Thought of the day

The collapse of the French government after a no-confidence vote is the latest political headline that complicates the market outlook. With Michel Barnier ousted by the parliament, French president Emmanuel Macron is now looking for a new prime minister to resolve the government budget for 2025. This came after South Korea’s president briefly imposed martial law earlier this week, while the breakdown of Germany’s three-party coalition last month paves the way for a change in political leadership early next year.

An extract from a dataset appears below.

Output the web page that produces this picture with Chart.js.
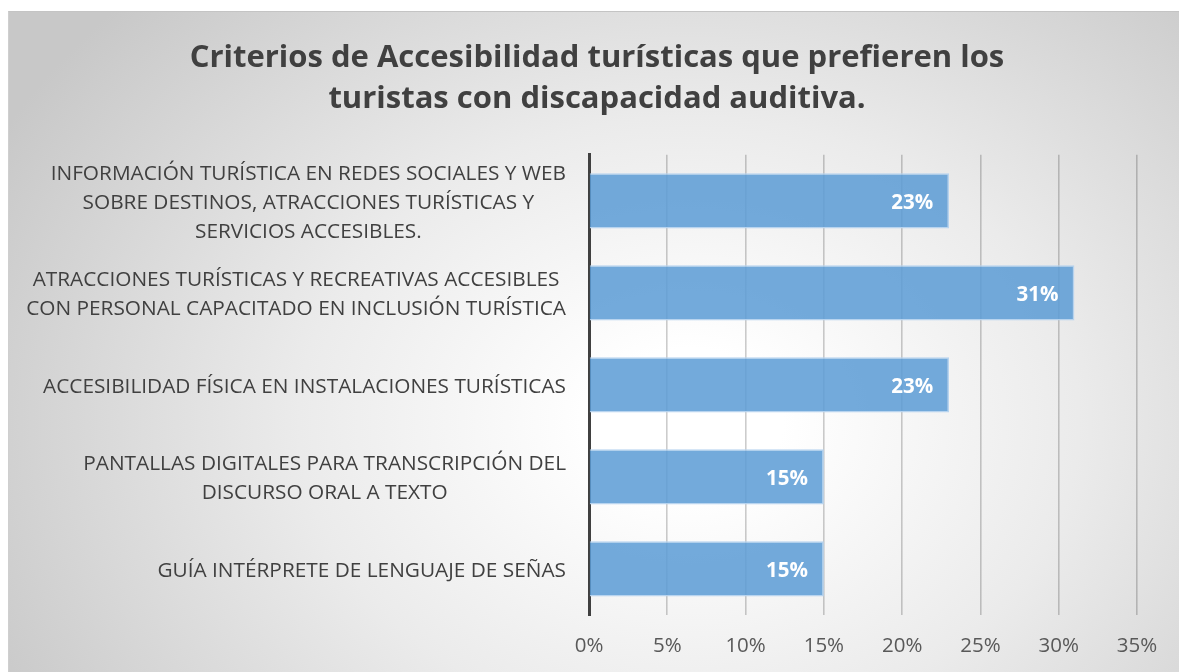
<!DOCTYPE html>
<html>
<head>
<meta charset="utf-8">
<script src="https://cdn.jsdelivr.net/npm/chart.js@4"></script>
<style>
html,body{margin:0;padding:0;width:1179px;height:672px;overflow:hidden;background:#fff;}
#box{position:absolute;left:8px;top:11px;width:1178px;height:661px;box-sizing:border-box;
  border-top:1px solid #c4c4c4;border-left:1px solid #cfcfcf;
  background:radial-gradient(ellipse 780px 610px at 680px 410px,#ffffff 0%,#ffffff 12%,#ebebeb 50%,#c8c8c8 100%);}
#wrap{position:absolute;left:8px;top:11px;width:1178px;height:661px;}
</style>
</head>
<body>
<div id="box"></div>
<div id="wrap"><canvas id="c"></canvas></div>
<script>
const titleLines = ["Criterios de Accesibilidad turísticas que prefieren los", "turistas con discapacidad auditiva."];
const categories = [
  ["INFORMACIÓN TURÍSTICA EN REDES SOCIALES Y WEB", "SOBRE DESTINOS, ATRACCIONES TURÍSTICAS Y", "SERVICIOS ACCESIBLES."],
  ["ATRACCIONES TURÍSTICAS Y RECREATIVAS ACCESIBLES ", "CON PERSONAL CAPACITADO EN INCLUSIÓN TURÍSTICA"],
  ["ACCESIBILIDAD FÍSICA EN INSTALACIONES TURÍSTICAS"],
  ["PANTALLAS DIGITALES PARA TRANSCRIPCIÓN DEL", "DISCURSO ORAL A TEXTO"],
  ["GUÍA INTÉRPRETE DE LENGUAJE DE SEÑAS"]
];
const values = [23, 31, 23, 15, 15];
const xTickMax = 35;
const xTickStep = 5;

const FONT = "'Open Sans', sans-serif";

const catLabelPlugin = {
  id: 'catLabels',
  afterDraw(chart) {
    const ctx = chart.ctx;
    const ys = chart.scales.y;
    const right = chart.chartArea.left - 23;
    ctx.save();
    ctx.font = "20.8px " + FONT;
    ctx.fillStyle = '#404040';
    ctx.textAlign = 'center';
    ctx.textBaseline = 'middle';
    const lh = 29;
    categories.forEach((lines, i) => {
      const y = ys.getPixelForValue(i) + 2;
      let w = 0;
      lines.forEach(l => { w = Math.max(w, ctx.measureText(l.trimEnd()).width); });
      const cx = right - w / 2;
      lines.forEach((l, k) => {
        ctx.fillText(l.trimEnd(), cx, y + (k - (lines.length - 1) / 2) * lh);
      });
    });
    ctx.restore();
  }
};

const valueLabelPlugin = {
  id: 'valueLabels',
  afterDatasetsDraw(chart) {
    const ctx = chart.ctx;
    const meta = chart.getDatasetMeta(0);
    ctx.save();
    ctx.font = "bold 20.5px " + FONT;
    ctx.fillStyle = '#ffffff';
    ctx.textAlign = 'right';
    ctx.textBaseline = 'middle';
    meta.data.forEach((bar, i) => {
      ctx.fillText(values[i] + '%', bar.x - 16, bar.y + 2);
    });
    ctx.restore();
  }
};

new Chart(document.getElementById('c'), {
  type: 'bar',
  data: {
    labels: categories,
    datasets: [{
      data: values,
      backgroundColor: 'rgba(91,155,213,0.85)',
      borderColor: 'rgba(180,210,238,0.95)',
      borderWidth: 1.5,
      barPercentage: 0.6,
      categoryPercentage: 1.0
    }]
  },
  options: {
    indexAxis: 'y',
    responsive: true,
    maintainAspectRatio: false,
    animation: false,
    layout: { padding: { left: 49, right: 49, top: 0, bottom: 0 } },
    plugins: {
      legend: { display: false },
      tooltip: { enabled: false },
      title: {
        display: true,
        text: titleLines,
        color: '#404040',
        font: { family: FONT, size: 31, weight: 'bold', lineHeight: 1.32 },
        padding: { top: 27, bottom: 35 }
      }
    },
    scales: {
      x: {
        min: 0,
        max: xTickMax,
        ticks: {
          stepSize: xTickStep,
          callback: v => v + '%',
          color: '#595959',
          font: { family: FONT, size: 20.5 },
          padding: 19
        },
        grid: { color: 'rgba(0,0,0,0.2)', lineWidth: 1.6, drawTicks: false },
        border: { display: false },
        afterFit(scale) { scale.height = 57; }
      },
      y: {
        ticks: { display: false },
        grid: { display: false, drawTicks: false },
        border: { display: true, color: '#404040', width: 3 },
        afterFit(scale) { scale.width = 532; }
      }
    }
  },
  plugins: [catLabelPlugin, valueLabelPlugin]
});
</script>
</body>
</html>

But investors appeared to be looking past recent political turmoil, with the S&P 500 on Wednesday hitting its 56th all-time high this year. Europe’s STOXX 600 has risen for five consecutive trading days, while the euro held relatively steady at around 1.05 against the US dollar. Asia’s regional benchmark, the MSCI Asia ex-Japan, slipped only 0.03% in the aftermath of South Korea’s surprise political twist.

Instead, the current favorable macroeconomic backdrop continues to support market sentiment, and we expect global equities and US stocks to move higher in the year ahead.

The underlying strength of the US economy and further interest rate cuts should provide additional momentum. The Federal Reserve’s latest Beige Book reported slight economic growth across most regions in the US, with stable consumer spending and modest price increases. Labor market conditions also appeared steady, with low layoffs and subdued hiring activity. Separately, Federal Reserve Chair Jerome Powell on Wednesday described the US economy as being in “very good shape,” noting that downside risks in the labor market are fading while growth has been stronger than expected. As markets await fresh labor and inflation data before the next Federal Open Market Committee (FOMC) meeting on 17-18 December, we continue to expect the Fed to cut rates by 25 basis points later this month, then to slow to a once-per-quarter pace next year.

Rate cuts across the Atlantic should also benefit equities. Economic conditions in the Eurozone remain challenging, but the European Central Bank is expected to cut rates for the fourth time this year at its policy meeting next week amid slower inflation. With the ECB likely to continue easing at each meeting through June 2025, we see a supportive monetary policy backdrop for European stocks, which have reasonable valuations.

Artificial intelligence will continue to drive growth in the coming years. The earnings results and revenue guidance of Salesforce and Marvell this week were the latest indications of strong AI demand that is likely to help sustain the equity bull market, in our view. With big tech’s ongoing commitment to AI spending, and improving AI adoption and monetization trends, we forecast earnings growth of 22% for the global tech sector in 2024 and 18% in 2025.

So, without taking any single-name views, we believe investors should position for further equity gains. Within the US, we like technology, utilities, and financials. We also favor Eurozone small- and mid-caps and Swiss high-quality dividend stocks, and see value in maintaining a diversified exposure to Asia ex-Japan.